En 1654, Blaise Pascal y Pierre de Fermat iniciaron una correspondencia en la que resolvieron algunos problemas sobre juegos de azar. Estas cartas se hicieron públicas en los círculos científicos de París, de tal manera que atrajeron la atención de muchos matemáticos y, a la postre, supusieron el arranque de la teoría de las probabilidades. Cuando Pascal tuvo conciencia de que una nueva rama de la matemática estaba naciendo, en una época en la que «geometría» y «matemática» eran términos sinónimos, escribió lo siguiente: «Juntando el rigor de las demostraciones de la ciencia con la incertidumbre del azar, y conciliando estas cosas en apariencia contrarias, puede, obteniendo su nombre de los dos, arrogarse el buen derecho de este título estupefaciente: la geometría del azar». (Véase La geometría del azar: la correspondencia entre Pierre de Fermat y Blaise Pascal, Nivela, Tres Cantos, 2007.)

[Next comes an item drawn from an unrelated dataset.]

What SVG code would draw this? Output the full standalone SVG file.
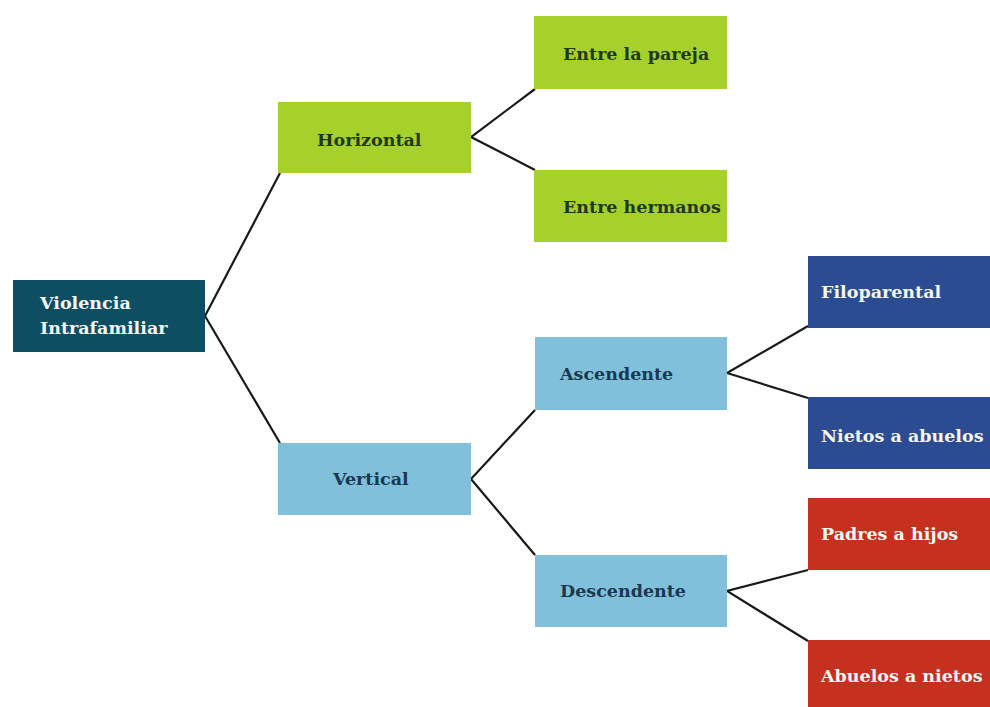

Pascal también fue un autor polémico. Así lo muestran sus Provinciales, un conjunto de 18 cartas, publicadas algunas anónimamente y otras con el seudónimo de Louis de Montalte, que aparecieron de forma clandestina. En ellas, se posiciona a favor de los jansenistas y de san Agustín en la polémica sobre el papel de la gracia en la salvación del hombre. Jansenio, siguiendo la doctrina agustiniana, se encontraba cercano a Calvino y defendía que sin la gracia divina no es posible la salvación. En el otro rincón del cuadrilátero, se hallaban los jesuitas, que en este tema estaban a favor del molinismo y daban un mayor protagonismo a la libertad humana. Pascal metió las narices en esta polémica de alto contenido filosófico y teológico, pero lo hizo de tal manera que convirtió el debate, de por sí austero, en irónico y divertido. Si el lector quiere participar en él, puede hacerlo, pues los problemas filosóficos no caducan. Esta polémica, junto a algunos opúsculos y correspondencia diversa, se puede encontrar en Provinciales, opúsculos y cartas (Alfaguara, Madrid, 1983).

Jorge Luis Borges no cree que los Pensamientos de Pascal sirvan para conocer al ser humano, sino para conocer a su autor. Para el escritor argentino se trata de una obra más subjetiva o autobiográfica que filosófica. Lo explica así: «Mis amigos me dicen que los pensamientos de Pascal les sirven para pensar. Ciertamente, no hay nada en el universo que no sirva de estímulo al pensamiento; en cuanto a mí, jamás he visto en esas memorables fracciones una contribución a los problemas, ilusorios o verdaderos, que encaran. Las he visto más bien como predicados del sujeto Pascal, como rasgos o epítetos de Pascal. Así, como la definición quintessence of dust [la quintaesencia del polvo] no nos ayuda a comprender a los hombres sino al príncipe Hamlet, la definición roseau pensant [una caña que piensa] no nos ayuda a comprender a los hombres pero sí a un hombre, Pascal (Otras inquisiciones, en Obras completas, vol. II, Emecé, Barcelona, 2007, p. 296).